Mentiras. Todo mentiras. El cineasta belga logra con Inexorable (2021) orquestar un estudio sobre lo oculto, lo que no se dice. Sobre las obsesiones que viven detrás la puerta esperando para salir y aplastarlo todo a su paso. En las relaciones, claro, en la familia y lo que hay detrás, en las medias verdades del día a día que siempre encuentran un sitio para escapar de su escondite y ver la luz. Fabrice Du Welz salta de un encuentro furtivo a otro, de un estilo narrativo en el que todo parece constantemente a punto de explotar —agradezcámosle gran parte de esta presión casi insoportable a la brillante interpretación de Alba Gaïa Bellugi, la bomba de relojería de Inexorable— a un uso del espacio que se expande y se contrae, y gira sobre sí mismo y explota cada esquina y cada arista. A través de los diálogos —y lo que no son diálogos: en Inexorable no hay condescendencia en forma de sobrexplicaciones— compone un tratado de la angustia vital, de la desidia cotidiana que se expande sobre unos personajes cada vez más perdidos y más humanos, menos intelectualizados y más primarios, que simbolizan con su camino de espinas y sal en las heridas un, ahora sí, terrible thriller en el que todo parece tener segundas lecturas y todos parecen ocultar algo. Una película que no da concesiones y destapa una red de desastres comunicativos en el trato humano, y que sabe llegar muy lejos dentro de sus premisas para romper cualquier atisbo de predecibilidad y dejar en el espectador una constante sensación de ruptura, de inquietud, de que algo va a salir, en cualquier momento, terriblemente mal.
Una película que conecta con las inquietudes y los traumas más recónditos y que brilla en su exploración de la mirada oculta y las siluetas que están detrás de la cortina.

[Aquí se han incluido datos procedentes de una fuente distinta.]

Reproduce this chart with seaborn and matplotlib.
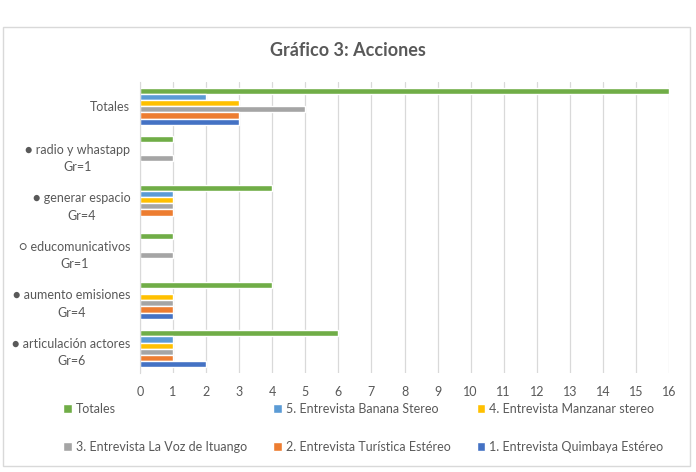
import numpy as np
import pandas as pd
import matplotlib.pyplot as plt
import seaborn as sns
from matplotlib.patches import Rectangle

## Data
categorias = ['Totales',
              '● radio y whastapp\nGr=1',
              '● generar espacio\nGr=4',
              '○ educomunicativos\nGr=1',
              '● aumento emisiones\nGr=4',
              '● articulación actores\nGr=6']

series = ['Totales',
          '5. Entrevista Banana Stereo',
          '4. Entrevista Manzanar stereo',
          '3. Entrevista La Voz de Ituango',
          '2. Entrevista Turística Estéreo',
          '1. Entrevista Quimbaya Estéreo']

totales = [16, 1, 4, 1, 4, 6]
banana = [2, 0, 1, 0, 0, 1]
manzanar = [3, 0, 1, 0, 1, 1]
la_voz = [5, 1, 1, 1, 1, 1]
turistica = [3, 0, 1, 0, 1, 1]
quimbaya = [3, 0, 0, 0, 1, 2]

colores = ['#70AD47', '#5B9BD5', '#FFC000', '#A5A5A5', '#ED7D31', '#4472C4']

valores = [totales, banana, manzanar, la_voz, turistica, quimbaya]
rows = []
for s, vals in zip(series, valores):
    for c, v in zip(categorias, vals):
        rows.append({'Categoria': c, 'Serie': s, 'Valor': v})
df = pd.DataFrame(rows)

sns.set_style('white')
plt.rcParams['font.family'] = ['Lato', 'DejaVu Sans']

fig = plt.figure(figsize=(6.96, 4.72), dpi=100)
ax = fig.add_axes([140 / 696, 1 - 373 / 472, 529 / 696, 291 / 472])

sns.barplot(data=df, y='Categoria', x='Valor', hue='Serie', order=categorias,
            hue_order=series, palette=colores, orient='h', width=0.76,
            saturation=1, ax=ax, legend=True)

ax.set_xlim(0, 16)
ax.set_xticks(range(0, 17))
ax.set_xlabel('')
ax.set_ylabel('')
ax.grid(axis='x', color='#D9D9D9', linewidth=0.9)
ax.set_axisbelow(True)
for sp in ['top', 'right', 'bottom']:
    ax.spines[sp].set_visible(False)
ax.spines['left'].set_color('#D9D9D9')
ax.tick_params(axis='x', length=0, labelsize=9, colors='#595959', pad=9)
ax.tick_params(axis='y', length=0, labelsize=9, colors='#595959', pad=7)
for lbl in ax.get_yticklabels():
    lbl.set_multialignment('center')
    lbl.set_linespacing(1.55)

## legend in rows like the original
handles, labels = ax.get_legend_handles_labels()
ax.get_legend().remove()
orden = [0, 3, 1, 4, 2, 5]
fig.legend([handles[i] for i in orden], [labels[i] for i in orden],
           loc='center', bbox_to_anchor=(0.522, 0.094), ncol=3, frameon=False,
           fontsize=9, labelcolor='#595959', handlelength=0.7, handleheight=0.7,
           handletextpad=0.3, columnspacing=2.1, labelspacing=2.1)

fig.text(0.5, 0.894, 'Gráfico 3: Acciones', ha='center', va='center',
         fontsize=13, fontweight='bold', color='#595959')

fig.patches.append(Rectangle((3 / 696, 1 - 466 / 472), 687 / 696, 439 / 472,
                             transform=fig.transFigure, fill=False,
                             edgecolor='#D9D9D9', linewidth=1))

fig.savefig('out.png', dpi=100)
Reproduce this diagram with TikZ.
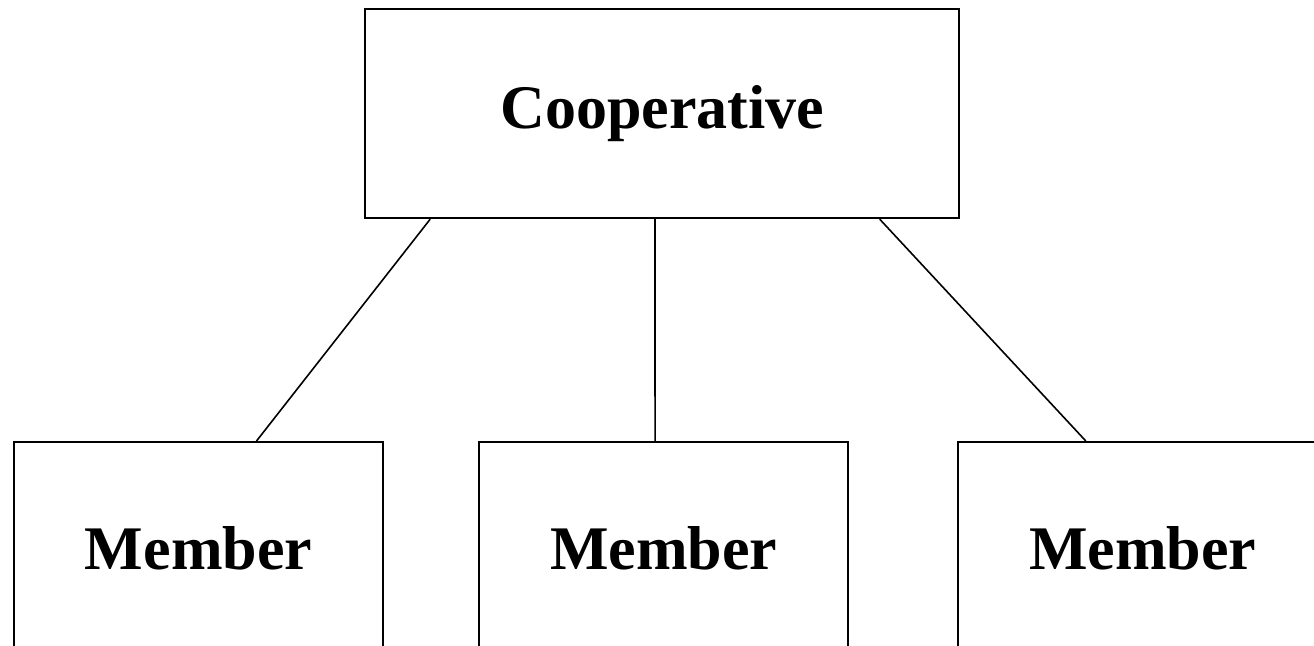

En Inexorable asistimos a la vida de Marcel, un escritor de éxito que se muda con su familia a la mansión familiar de su esposa, desesperado por encontrar inspiración para su próxima novela. Lo que desconoce es que una joven aparecerá de repente en sus vidas y lo cambiará todo desde dentro. De este modo, y pudiendo lanzar un anzuelo sobre un home invasion deconstruido que ostenta sus características desde un punto de vista psicológico, la obra de Fabrice Du Welz genera una enorme incomodidad que se mantiene siempre un paso por detrás de la hecatombe, como una mecha que parece permanentemente a punto de llegar al cartucho, y explora sus temas desde una ira contenida paradigmática: la obsesión por alcanzar un objeto que se idealiza hasta la náusea sin que medie ningún tipo de razón en el proceso, la quimera que tapa las ansias de llegar a la luz que, en realidad, son las sombras más profundas, que genera la inseguridad más explosiva y que condiciona la relación con uno mismo y con el entorno, la maldad que mana del desconocimiento y la exigencia de autoconservación y, por supuesto, la inocencia interrumpida, la que siempre se resiente en la infancia —menuda escena la de la fiesta de cumpleaños, headbanging y death metal mediante— cuando el mundo adulto se viene abajo sin que se pueda hacer nada para evitarlo. Una película, la de Fabrice Du Welz, que conecta con las inquietudes y los traumas más recónditos y que brilla en su exploración de la mirada oculta y las siluetas que están, desaparecidas y acechantes, detrás de la cortina.